As Gavin Wheeldon, the CEO of the cloud-based social Wi-Fi platform, told TelecomTV, “Free Wi-Fi in airports is typically a loose term as it is usually only available for 15 to 30 minutes before payment is required, which can be extremely frustrating. The model needs to evolve to incorporate a free option that allows a certain level of speed sufficient for email, browsing and social media.Then those that wish to use the Wi-Fi for more heavy lifting, such as streaming video or handling large files, are likely to be happy to pay for a premium service.”
Monetising a Wi-Fi service doesn't have to be an alienating rip-off
Naturally enough, airport authorities or other commercial companies prepared to install and maintain and provide wi-Fi that would be free to end users are not prepared to do that for nothing. As Gavin Wheeldon says, “Getting a return on investment is key and there are now ways of achieving that while delivering genuine benefit to Wi-Fi users. Personalised, timely and location-aware offers are a great way of monetising at the same time as adding value.”

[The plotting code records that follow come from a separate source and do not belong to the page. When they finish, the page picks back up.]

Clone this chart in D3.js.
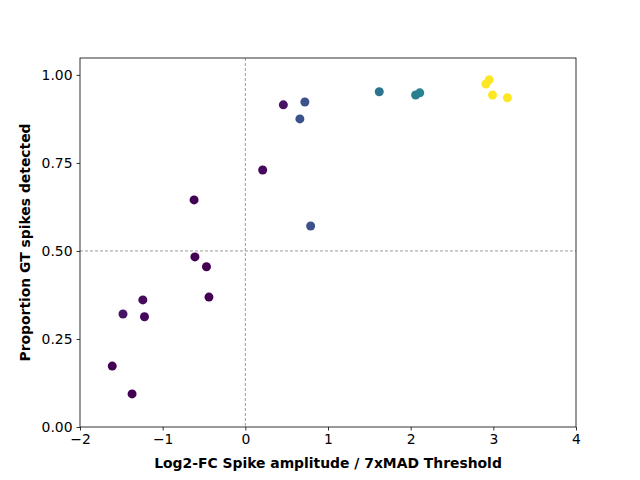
<!DOCTYPE html>
<html><head><meta charset="utf-8">
<script src="https://cdn.jsdelivr.net/npm/d3@7"></script>
<style>body{margin:0;background:#fff}text{font-family:"DejaVu Sans",sans-serif}</style>
</head><body><div id="chart"></div>
<script>
// data
var xVals = [-1.61,-1.37,-1.48,-1.24,-1.22,-0.62,-0.61,-0.47,-0.44,0.21,0.46,0.72,0.66,0.79,1.62,2.06,2.11,2.91,2.95,2.99,3.17];
var yVals = [0.173,0.094,0.321,0.361,0.313,0.645,0.483,0.455,0.369,0.730,0.915,0.923,0.875,0.571,0.952,0.943,0.949,0.974,0.986,0.943,0.935];
var cVals = [0.0,0.0,0.05,0.03,0.02,0.0,0.0,0.0,0.0,0.02,0.05,0.25,0.25,0.25,0.38,0.42,0.44,1.0,1.0,1.0,1.0];
var xTicks = [-2,-1,0,1,2,3,4];
var yTicks = [0,0.25,0.5,0.75,1.0];

var svgWidth = 640, svgHeight = 480;
var margin = {top: 58, right: 64, bottom: 53, left: 80};
var width = svgWidth - margin.left - margin.right;
var height = svgHeight - margin.top - margin.bottom;

var svg = d3.select("#chart").append("svg")
    .attr("width", svgWidth).attr("height", svgHeight);
var g = svg.append("g").attr("transform", `translate(${margin.left}, ${margin.top})`);

var x = d3.scaleLinear().domain([-2, 4]).range([0, width]);
var y = d3.scaleLinear().domain([0, 1.048]).range([height, 0]);

// reference lines
g.append("line").attr("x1", x(0)).attr("x2", x(0)).attr("y1", 0).attr("y2", height)
    .attr("stroke", "#808080").attr("stroke-width", 0.8).attr("stroke-dasharray", "3,2");
g.append("line").attr("x1", 0).attr("x2", width).attr("y1", y(0.5)).attr("y2", y(0.5))
    .attr("stroke", "#808080").attr("stroke-width", 0.8).attr("stroke-dasharray", "3,2");

// points
g.selectAll("circle").data(xVals).enter().append("circle")
    .attr("cx", (d, i) => x(d))
    .attr("cy", (d, i) => y(yVals[i]))
    .attr("r", 4.5)
    .attr("fill", (d, i) => d3.interpolateViridis(cVals[i]));

// axes
var xAxis = g.append("g").attr("transform", `translate(0, ${height})`)
    .call(d3.axisBottom(x).tickValues(xTicks).tickSize(3.5).tickPadding(4).tickFormat(d => d < 0 ? "\u2212" + Math.abs(d) : d));
var yAxis = g.append("g")
    .call(d3.axisLeft(y).tickValues(yTicks).tickSize(3.5).tickPadding(4).tickFormat(d3.format(".2f")));
[xAxis, yAxis].forEach(a => {
    a.selectAll("text").attr("font-size", "13.9px").attr("fill", "#000").style("font-family", "DejaVu Sans");
    a.selectAll("line").attr("stroke", "#000").attr("stroke-width", 0.8);
    a.select(".domain").remove();
});
g.append("rect").attr("width", width).attr("height", height)
    .attr("fill", "none").attr("stroke", "#000").attr("stroke-width", 0.8);

// labels
g.append("text").attr("x", width / 2).attr("y", height + 41)
    .attr("text-anchor", "middle").attr("font-size", "13.9px").attr("font-weight", "bold")
    .text("Log2-FC Spike amplitude / 7xMAD Threshold");
g.append("text").attr("transform", "rotate(-90)")
    .attr("x", -height / 2).attr("y", -50)
    .attr("text-anchor", "middle").attr("font-size", "13.9px").attr("font-weight", "bold")
    .text("Proportion GT spikes detected");
</script></body></html>
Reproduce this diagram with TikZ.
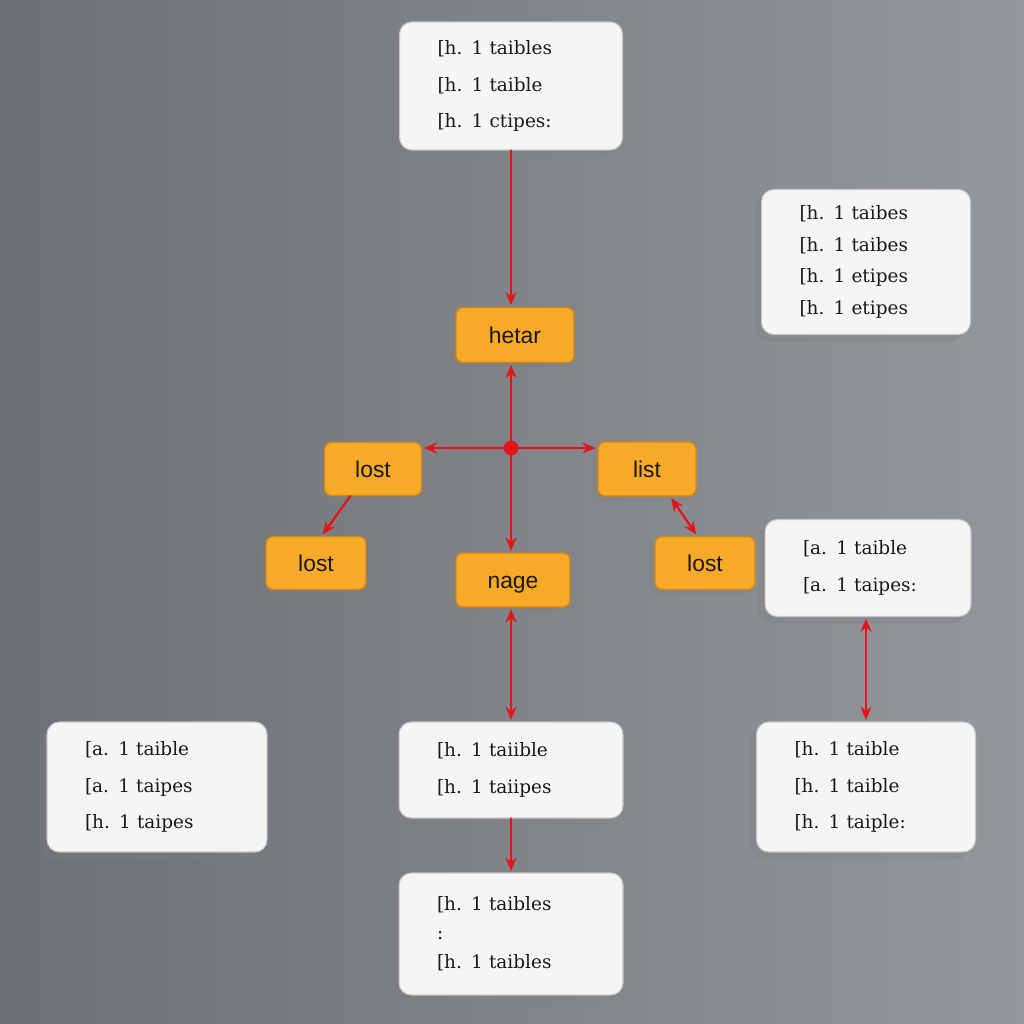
\documentclass[tikz,border=0pt]{standalone}
\usepackage{fontspec}
\newfontfamily\cardfont{DejaVu Serif}
\newfontfamily\tagfont{Liberation Sans}
\usetikzlibrary{arrows.meta,shadows}
\definecolor{ChartBackLeft}{RGB}{108,111,115}
\definecolor{ChartBackRight}{RGB}{148,151,155}
\definecolor{ChartCard}{RGB}{245,245,245}
\definecolor{ChartCardEdge}{RGB}{200,200,200}
\definecolor{ChartTag}{RGB}{246,170,40}
\definecolor{ChartTagEdge}{RGB}{212,136,20}
\definecolor{ChartInk}{RGB}{25,25,25}
\definecolor{ChartLink}{RGB}{228,20,24}
\newcommand{\cardh}[1]{\lbrack h. 1 #1}
\newcommand{\carda}[1]{\lbrack a. 1 #1}
\tikzset{
    chart/diagram/.style={
        x=0.02cm, y=-0.02cm,
        line cap=round,
        line join=round,
        >=Stealth
    },
    chart/card/.style={
        draw=ChartCardEdge, fill=ChartCard, line width=0.6pt,
        rounded corners=7pt, text=ChartInk, align=left,
        font=\cardfont\fontsize{10.5}{21}\selectfont,
        inner xsep=0.76cm, inner ysep=3pt, text width=#1,
        drop shadow={shadow xshift=-4pt, shadow yshift=-4pt, opacity=0.3}
    },
    chart/tag/.style={
        draw=ChartTagEdge, fill=ChartTag, line width=0.8pt,
        rounded corners=4pt, text=ChartInk, inner sep=0pt,
        text height=9.5pt, text depth=0pt,
        font=\tagfont\fontsize{13}{15}\selectfont,
        drop shadow={shadow xshift=-3pt, shadow yshift=-3pt, opacity=0.3}
    },
    chart/link/.style={
        draw=ChartLink, line width=1.3pt, shorten >=1pt,
        -{Stealth[length=2.6mm, width=2.2mm]}
    },
    chart/both/.style={
        chart/link, shorten <=1pt,
        {Stealth[length=2.6mm, width=2.2mm]}-{Stealth[length=2.6mm, width=2.2mm]}
    }
}
\begin{document}
\begin{tikzpicture}[chart/diagram]
    % backdrop
    \useasboundingbox (0,0) rectangle (1024,1024);
    \shade[left color=ChartBackLeft, right color=ChartBackRight] (0,0) rectangle (1024,1024);
    % white cards
    \node[chart/card=2.94cm, minimum height=2.56cm] (top) at (511,86)
        {\cardh{taibles}\\ \cardh{taible}\\ \cardh{ctipes:}};
    \node[chart/card=2.66cm, minimum height=2.90cm,
        font=\cardfont\fontsize{10.5}{18}\selectfont] (side) at (866,262)
        {\cardh{taibes}\\ \cardh{taibes}\\ \cardh{etipes}\\ \cardh{etipes}};
    \node[chart/card=2.60cm, minimum height=1.94cm] (rmid) at (868,568)
        {\carda{taible}\\ \carda{taipes:}};
    \node[chart/card=2.88cm, minimum height=2.60cm] (bleft) at (157,787)
        {\carda{taible}\\ \carda{taipes}\\ \cardh{taipes}};
    \node[chart/card=2.96cm, minimum height=1.92cm] (bmid) at (511,770)
        {\cardh{taiible}\\ \cardh{taiipes}};
    \node[chart/card=2.86cm, minimum height=2.60cm] (bright) at (866,787)
        {\cardh{taible}\\ \cardh{taible}\\ \cardh{taiple:}};
    \node[chart/card=2.96cm, minimum height=2.44cm,
        font=\cardfont\fontsize{10.5}{16.5}\selectfont] (bottom) at (511,934)
        {\cardh{taibles}\\ :\\ \cardh{taibles}};
    % orange tags
    \node[chart/tag, minimum width=2.36cm, minimum height=1.10cm] (hetar) at (515,335) {hetar};
    \node[chart/tag, minimum width=1.94cm, minimum height=1.06cm] (lostl) at (373,469) {lost};
    \node[chart/tag, minimum width=1.96cm, minimum height=1.08cm] (list) at (647,469) {list};
    \node[chart/tag, minimum width=2.00cm, minimum height=1.06cm] (lostb) at (316,563) {lost};
    \node[chart/tag, minimum width=2.28cm, minimum height=1.08cm] (nage) at (513,580) {nage};
    \node[chart/tag, minimum width=2.00cm, minimum height=1.06cm] (lostr) at (705,563) {lost};
    % red links
    \coordinate (hub) at (511,448);
    \draw[chart/link] (top.south) -- (top.south |- hetar.north);
    \draw[chart/link] (hub) -- (hub |- hetar.south);
    \draw[chart/link] (hub) -- (hub -| lostl.east);
    \draw[chart/link] (hub) -- (hub -| list.west);
    \draw[chart/link] (hub) -- (hub |- nage.north);
    \fill[ChartLink] (hub) circle[radius=0.15cm];
    \draw[chart/link] (lostl.-130) -- (lostb.78);
    \draw[chart/both] (list.-50) -- (lostr.106);
    \draw[chart/both] (bmid.north |- nage.south) -- (bmid.north);
    \draw[chart/both] (bright.north |- rmid.south) -- (bright.north);
    \draw[chart/link] (bmid.south) -- (bottom.north);
\end{tikzpicture}
\end{document}
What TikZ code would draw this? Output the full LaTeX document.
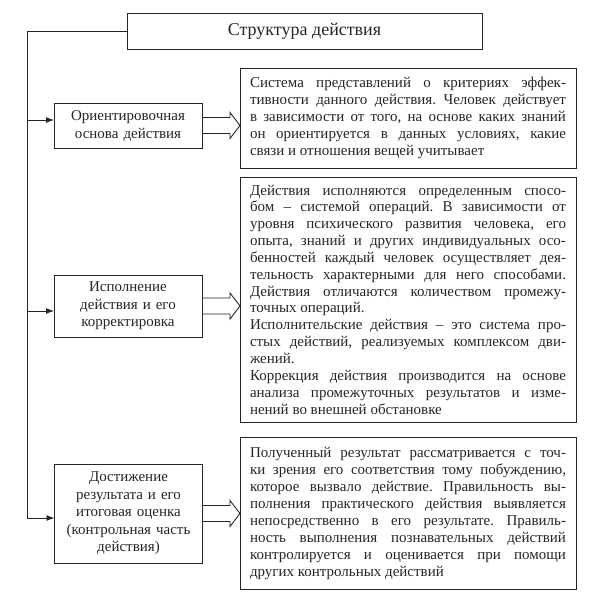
\documentclass[tikz,border=0pt]{standalone}
\usepackage{fontspec}
\setmainfont{Liberation Serif}
\usetikzlibrary{calc,arrows.meta}
\definecolor{ink}{HTML}{262626}
\newcommand\JL[1]{{\parfillskip=0pt\relax #1\par}}
\newcommand\LL[1]{{\parfillskip=0pt plus 1fil\relax #1\par}}
\newcommand\harrow[2]{%
  \draw[hollowarr] ($(#1.east)+(0,-8)$) -- ($(#1.east -| #2.west)+(-10,-8)$)
    -- ($(#1.east -| #2.west)+(-10,-13)$) -- (#1.east -| #2.west)
    -- ($(#1.east -| #2.west)+(-10,13)$) -- ($(#1.east -| #2.west)+(-10,8)$)
    -- ($(#1.east)+(0,8)$);}
\begin{document}
\frenchspacing
\hyphenpenalty=10000
\tolerance=10000
\begin{tikzpicture}[x=1pt,y=-1pt,
  every node/.style={inner sep=0pt,outer sep=0pt,text=ink},
  box/.style={draw=ink,line width=0.9pt},
  titlebox/.style={box,minimum width=355pt,minimum height=36pt,font=\fontsize{18}{21}\selectfont},
  leftbox/.style={box,minimum width=148pt,align=center,text width=144pt},
  rightbox/.style={box,text width=316pt,inner xsep=10pt,align=justify,
    execute at begin node={\parindent=0pt\frenchspacing\hyphenpenalty=10000\tolerance=10000\emergencystretch=20pt},
    font=\fontsize{15}{17}\selectfont},
  hollowarr/.style={draw=ink,line width=0.9pt,line join=miter},
  conn/.style={draw=ink,line width=0.9pt},
  arr/.style={conn,-{Latex[length=8pt,width=6pt]}}]
\useasboundingbox (0,0) rectangle (600,607);
\fill[white] (0,0) rectangle (600,607);

\node[titlebox] (title) at (304.5,31) {Структура действия};

\node[leftbox,minimum height=45pt,font=\fontsize{15}{18}\selectfont] (b1) at (128,125.5)
  {Ориентировочная\\основа действия};
\node[leftbox,minimum height=62pt,font=\fontsize{15}{17.5}\selectfont] (b2) at (128,306)
  {Исполнение\\действия и его\\корректировка};
\node[leftbox,minimum height=99pt,font=\fontsize{15}{17.5}\selectfont] (b3) at (128.5,513.5)
  {Достижение\\результата и его\\итоговая оценка\\(контрольная часть\\действия)};

\node[rightbox,minimum height=100pt] (r1) at (408,118) {%
\JL{Система представлений о критериях эффек-}
\JL{тивности данного действия. Человек действует}
\JL{в зависимости от того, на основе каких знаний}
\JL{он ориентируется в данных условиях, какие}
\LL{связи и отношения вещей учитывает}};

\node[rightbox,minimum height=245pt,font=\fontsize{15}{16.85}\selectfont] (r2) at (408,299.5) {%
\JL{Действия исполняются определенным спосо-}
\JL{бом – системой операций. В зависимости от}
\JL{уровня психического развития человека, его}
\JL{опыта, знаний и других индивидуальных осо-}
\JL{бенностей каждый человек осуществляет дея-}
\JL{тельность характерными для него способами.}
\JL{Действия отличаются количеством промежу-}
\LL{точных операций.}
\JL{Исполнительские действия – это система про-}
\JL{стых действий, реализуемых комплексом дви-}
\LL{жений.}
\JL{Коррекция действия производится на основе}
\JL{анализа промежуточных результатов и изме-}
\LL{нений во внешней обстановке}};

\node[rightbox,minimum height=152pt] (r3) at (408,513) {%
\JL{Полученный результат рассматривается с точ-}
\JL{ки зрения его соответствия тому побуждению,}
\JL{которое вызвало действие. Правильность вы-}
\JL{полнения практического действия выявляется}
\JL{непосредственно в его результате. Правиль-}
\JL{ность выполнения познавательных действий}
\JL{контролируется и оценивается при помощи}
\LL{других контрольных действий}};

\coordinate (top) at (27,31);
\path ([yshift=5.5pt]b1.west) coordinate (a1)
      ([yshift=-5pt]b2.west) coordinate (a2)
      ([yshift=-4.5pt]b3.west) coordinate (a3);
\draw[conn] (title.west) -- (top) -- (top |- a3);
\draw[arr] (top |- a1) -- (a1);
\draw[arr] (top |- a2) -- (a2);
\draw[arr] (top |- a3) -- (a3);

\harrow{b1}{r1}
\harrow{b2}{r2}
\harrow{b3}{r3}
\end{tikzpicture}
\end{document}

By this, Mr. Wheeldon means the use of real-time marketing whereby airports can send out personalised offers and vouchers to passengers during the time they are waiting at the airport. For example, offers on food, drinks and tax-free and duty-free shopping could be be sent whilst travellers are are passing through passport control and security and would be available to be used immediately a passenger makes it through to the airside shopping and restaurant area.
What's more, offers could be triggered according to the number of times a person has visited the airport, rewarding loyalty with special discounts while other benefits might include invitations to exclusive lounges, real-time departure details, and navigation apps to shops and services.
Gavin Wheeldon, a self-confessed geek (and a programmer since the age of seven! How worrying is that?) and a very frequent flyer told TelecomTV that personal, dismal airport Wi-Fi experience provided him with the impetus to do something to simplify and ease access to it in airports.
As he told TelecomTV, using airport Wi-Fi can be a maddening experience where just getting online is akin to doing a marathon hurdle race blindfolded and with your legs tied together. He said, "It's all bureaucracy and passwords, a dispiriting, form-filling performance that turns people off from the start. I thought, "Why can't we just 'click' and be in? Why can't we use or emulate social media to get on to airport WiFi? That would be of immense value to the end-user and to the venue as well. Plugging-in with social media just makes common sense."
This is the concept that Purple WiFi promotes and is having great success with as its platform overlays networks provided by the likes of Vodafone and Telstra and that also works seamlessly with equipment made by Cisco and many others.
Purple WiFi is also working with various airport partners around the world to implement a dashboard, which bridges the gap between Google Analytics and the real world, offering real-time data and reporting through Wi-Fi. This arms the airport with an unprecedented level of insight into passenger behaviour and provides unique opportunities to engage them directly.
As Gavin Wheedon says, "To the end-user, technology should be simple, user-friendly and easy to use. Airport Wi-Fi is generally anything but. It's hard work and expensive and it's time for a change."
I'm sure bemused and over-charged airport Wi-Fi users agree with those sentiments. I know I do.